Extracted data entries:
------------------------------
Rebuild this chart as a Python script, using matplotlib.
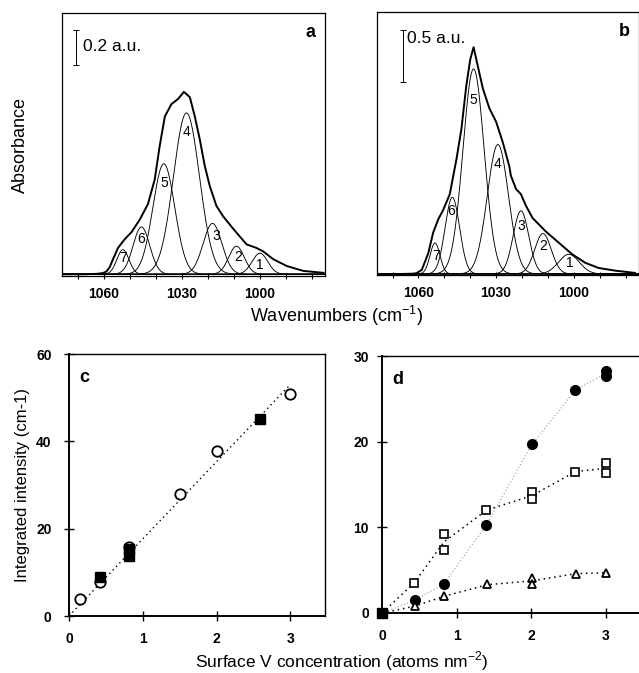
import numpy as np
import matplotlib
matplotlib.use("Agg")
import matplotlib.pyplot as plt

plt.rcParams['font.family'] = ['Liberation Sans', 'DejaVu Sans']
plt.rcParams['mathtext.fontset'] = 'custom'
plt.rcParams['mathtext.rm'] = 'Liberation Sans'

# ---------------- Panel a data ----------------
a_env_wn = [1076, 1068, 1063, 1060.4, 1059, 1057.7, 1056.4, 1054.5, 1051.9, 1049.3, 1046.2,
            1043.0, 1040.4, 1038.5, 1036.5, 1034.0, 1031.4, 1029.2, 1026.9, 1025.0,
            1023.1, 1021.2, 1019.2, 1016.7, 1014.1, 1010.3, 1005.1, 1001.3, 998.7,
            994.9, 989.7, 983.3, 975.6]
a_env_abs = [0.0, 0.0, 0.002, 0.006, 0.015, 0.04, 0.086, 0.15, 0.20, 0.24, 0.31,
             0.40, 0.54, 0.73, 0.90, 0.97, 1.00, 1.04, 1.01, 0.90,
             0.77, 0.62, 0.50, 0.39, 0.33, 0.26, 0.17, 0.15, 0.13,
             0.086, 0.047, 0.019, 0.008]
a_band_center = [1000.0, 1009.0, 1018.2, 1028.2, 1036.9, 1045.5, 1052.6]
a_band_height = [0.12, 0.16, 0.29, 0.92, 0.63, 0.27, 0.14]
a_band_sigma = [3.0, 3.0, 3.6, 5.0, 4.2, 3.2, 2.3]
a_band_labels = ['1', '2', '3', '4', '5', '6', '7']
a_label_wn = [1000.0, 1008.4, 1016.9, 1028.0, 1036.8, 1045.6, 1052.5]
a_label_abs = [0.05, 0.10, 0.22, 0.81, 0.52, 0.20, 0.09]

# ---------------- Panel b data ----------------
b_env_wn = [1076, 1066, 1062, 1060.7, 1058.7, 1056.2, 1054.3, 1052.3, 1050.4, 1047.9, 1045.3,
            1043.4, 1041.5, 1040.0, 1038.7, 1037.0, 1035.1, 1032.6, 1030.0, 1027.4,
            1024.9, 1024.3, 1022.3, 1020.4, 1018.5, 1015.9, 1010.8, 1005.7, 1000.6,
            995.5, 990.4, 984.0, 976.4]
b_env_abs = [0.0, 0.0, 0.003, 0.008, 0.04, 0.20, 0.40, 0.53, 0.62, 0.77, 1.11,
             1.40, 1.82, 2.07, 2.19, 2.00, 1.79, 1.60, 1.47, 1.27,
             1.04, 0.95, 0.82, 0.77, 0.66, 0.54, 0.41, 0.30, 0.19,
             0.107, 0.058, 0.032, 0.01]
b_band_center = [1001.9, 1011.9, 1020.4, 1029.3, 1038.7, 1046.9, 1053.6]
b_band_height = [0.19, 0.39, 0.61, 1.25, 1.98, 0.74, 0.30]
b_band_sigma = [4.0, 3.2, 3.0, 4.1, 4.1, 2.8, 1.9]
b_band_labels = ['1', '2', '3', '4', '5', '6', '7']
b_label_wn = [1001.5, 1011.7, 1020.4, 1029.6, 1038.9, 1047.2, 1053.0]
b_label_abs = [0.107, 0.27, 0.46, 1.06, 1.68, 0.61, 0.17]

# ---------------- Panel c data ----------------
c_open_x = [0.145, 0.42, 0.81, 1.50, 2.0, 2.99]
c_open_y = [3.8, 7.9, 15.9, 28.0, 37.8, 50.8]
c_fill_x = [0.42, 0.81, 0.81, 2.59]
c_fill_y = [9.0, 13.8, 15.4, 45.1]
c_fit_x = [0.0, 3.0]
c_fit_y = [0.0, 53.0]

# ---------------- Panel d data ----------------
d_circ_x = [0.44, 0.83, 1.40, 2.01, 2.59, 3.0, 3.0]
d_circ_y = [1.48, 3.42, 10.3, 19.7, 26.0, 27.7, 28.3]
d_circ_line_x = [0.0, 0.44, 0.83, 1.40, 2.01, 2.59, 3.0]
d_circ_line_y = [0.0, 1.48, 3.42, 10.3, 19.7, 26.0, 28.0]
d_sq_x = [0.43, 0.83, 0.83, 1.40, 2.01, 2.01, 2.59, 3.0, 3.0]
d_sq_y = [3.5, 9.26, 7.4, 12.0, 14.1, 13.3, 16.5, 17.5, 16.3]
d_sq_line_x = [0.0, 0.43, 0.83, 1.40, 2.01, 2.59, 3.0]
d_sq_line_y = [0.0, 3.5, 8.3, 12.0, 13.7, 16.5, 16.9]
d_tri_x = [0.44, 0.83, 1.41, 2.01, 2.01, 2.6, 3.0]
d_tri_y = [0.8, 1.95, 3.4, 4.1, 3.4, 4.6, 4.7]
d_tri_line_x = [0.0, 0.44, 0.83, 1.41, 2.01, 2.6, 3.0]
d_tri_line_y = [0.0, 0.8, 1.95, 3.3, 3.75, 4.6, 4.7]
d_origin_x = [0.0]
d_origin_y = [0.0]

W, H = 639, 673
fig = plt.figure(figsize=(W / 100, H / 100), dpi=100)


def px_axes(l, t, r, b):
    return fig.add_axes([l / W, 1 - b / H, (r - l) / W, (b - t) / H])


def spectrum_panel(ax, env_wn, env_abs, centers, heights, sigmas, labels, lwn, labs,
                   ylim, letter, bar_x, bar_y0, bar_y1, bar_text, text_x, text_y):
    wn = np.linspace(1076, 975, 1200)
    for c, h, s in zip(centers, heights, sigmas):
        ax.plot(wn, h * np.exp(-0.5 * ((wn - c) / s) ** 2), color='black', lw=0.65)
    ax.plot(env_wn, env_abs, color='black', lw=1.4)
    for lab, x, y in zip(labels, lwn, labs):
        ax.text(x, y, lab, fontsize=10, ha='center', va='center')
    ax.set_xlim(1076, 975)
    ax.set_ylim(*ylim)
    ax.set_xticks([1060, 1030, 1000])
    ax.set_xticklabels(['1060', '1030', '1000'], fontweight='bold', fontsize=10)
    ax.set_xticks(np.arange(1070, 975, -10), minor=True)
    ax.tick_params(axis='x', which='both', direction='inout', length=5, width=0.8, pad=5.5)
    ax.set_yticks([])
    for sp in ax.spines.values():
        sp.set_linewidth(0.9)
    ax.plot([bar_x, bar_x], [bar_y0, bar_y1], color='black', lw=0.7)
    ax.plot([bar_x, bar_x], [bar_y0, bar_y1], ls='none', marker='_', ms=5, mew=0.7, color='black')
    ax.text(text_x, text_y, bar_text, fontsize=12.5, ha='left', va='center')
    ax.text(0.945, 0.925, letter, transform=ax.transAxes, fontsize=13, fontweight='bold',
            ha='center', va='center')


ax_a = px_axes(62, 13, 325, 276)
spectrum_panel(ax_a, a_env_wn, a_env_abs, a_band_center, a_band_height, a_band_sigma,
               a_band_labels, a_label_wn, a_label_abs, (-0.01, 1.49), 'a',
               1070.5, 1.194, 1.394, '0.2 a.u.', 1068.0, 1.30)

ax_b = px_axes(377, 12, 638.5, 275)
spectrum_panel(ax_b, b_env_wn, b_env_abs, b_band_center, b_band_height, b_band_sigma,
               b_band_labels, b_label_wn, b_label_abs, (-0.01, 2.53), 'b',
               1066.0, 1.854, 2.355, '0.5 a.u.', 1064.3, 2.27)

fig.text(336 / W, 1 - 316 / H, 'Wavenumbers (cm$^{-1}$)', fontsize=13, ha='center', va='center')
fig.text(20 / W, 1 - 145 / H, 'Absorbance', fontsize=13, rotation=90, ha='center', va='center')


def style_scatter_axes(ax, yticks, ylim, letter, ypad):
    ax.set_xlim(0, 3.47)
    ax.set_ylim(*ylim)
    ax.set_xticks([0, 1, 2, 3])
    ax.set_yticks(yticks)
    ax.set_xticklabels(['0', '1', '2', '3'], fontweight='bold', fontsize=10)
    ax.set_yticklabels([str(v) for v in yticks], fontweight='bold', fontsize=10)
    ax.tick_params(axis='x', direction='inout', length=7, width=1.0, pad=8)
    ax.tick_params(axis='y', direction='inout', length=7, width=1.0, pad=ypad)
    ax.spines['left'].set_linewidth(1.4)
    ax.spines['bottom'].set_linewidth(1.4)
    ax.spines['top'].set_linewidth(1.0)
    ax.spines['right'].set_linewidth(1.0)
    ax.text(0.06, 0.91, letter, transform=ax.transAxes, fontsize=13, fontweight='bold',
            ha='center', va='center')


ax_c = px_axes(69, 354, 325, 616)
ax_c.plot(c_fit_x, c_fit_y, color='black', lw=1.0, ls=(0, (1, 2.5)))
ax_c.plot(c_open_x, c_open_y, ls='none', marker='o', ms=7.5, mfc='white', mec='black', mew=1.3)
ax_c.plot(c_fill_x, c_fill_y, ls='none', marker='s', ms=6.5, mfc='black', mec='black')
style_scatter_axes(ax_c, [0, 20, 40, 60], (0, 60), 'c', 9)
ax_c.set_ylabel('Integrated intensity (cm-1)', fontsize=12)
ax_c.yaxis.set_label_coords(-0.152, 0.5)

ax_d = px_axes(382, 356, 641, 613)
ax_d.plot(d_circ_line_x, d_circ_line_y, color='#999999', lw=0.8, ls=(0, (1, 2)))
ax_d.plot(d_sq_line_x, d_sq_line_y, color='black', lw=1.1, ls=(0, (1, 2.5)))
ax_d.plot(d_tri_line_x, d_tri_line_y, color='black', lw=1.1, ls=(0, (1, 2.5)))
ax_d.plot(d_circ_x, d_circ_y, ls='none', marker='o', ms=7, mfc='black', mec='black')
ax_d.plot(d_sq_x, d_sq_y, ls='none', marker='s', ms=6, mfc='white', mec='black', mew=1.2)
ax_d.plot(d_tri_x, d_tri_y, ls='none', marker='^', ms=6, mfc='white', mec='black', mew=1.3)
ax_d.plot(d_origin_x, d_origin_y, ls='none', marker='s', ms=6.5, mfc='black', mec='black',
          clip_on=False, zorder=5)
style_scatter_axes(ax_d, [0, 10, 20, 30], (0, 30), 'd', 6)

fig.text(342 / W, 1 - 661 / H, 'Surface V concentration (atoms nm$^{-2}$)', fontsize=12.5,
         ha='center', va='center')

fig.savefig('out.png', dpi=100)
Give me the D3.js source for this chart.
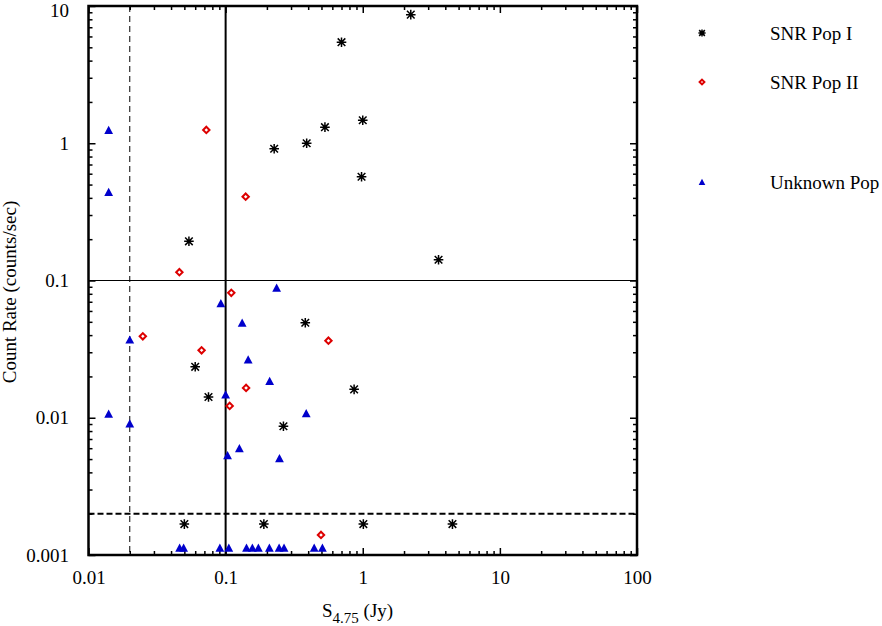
------------------------------
* WHAT YOU SHOULD DO *
Filter the data, keeping only the lines that contain "matplotlib".

* RIGHT ANSWER *
Rebuild this chart as a Python script, using matplotlib.
import matplotlib
matplotlib.use("Agg")
import matplotlib.pyplot as plt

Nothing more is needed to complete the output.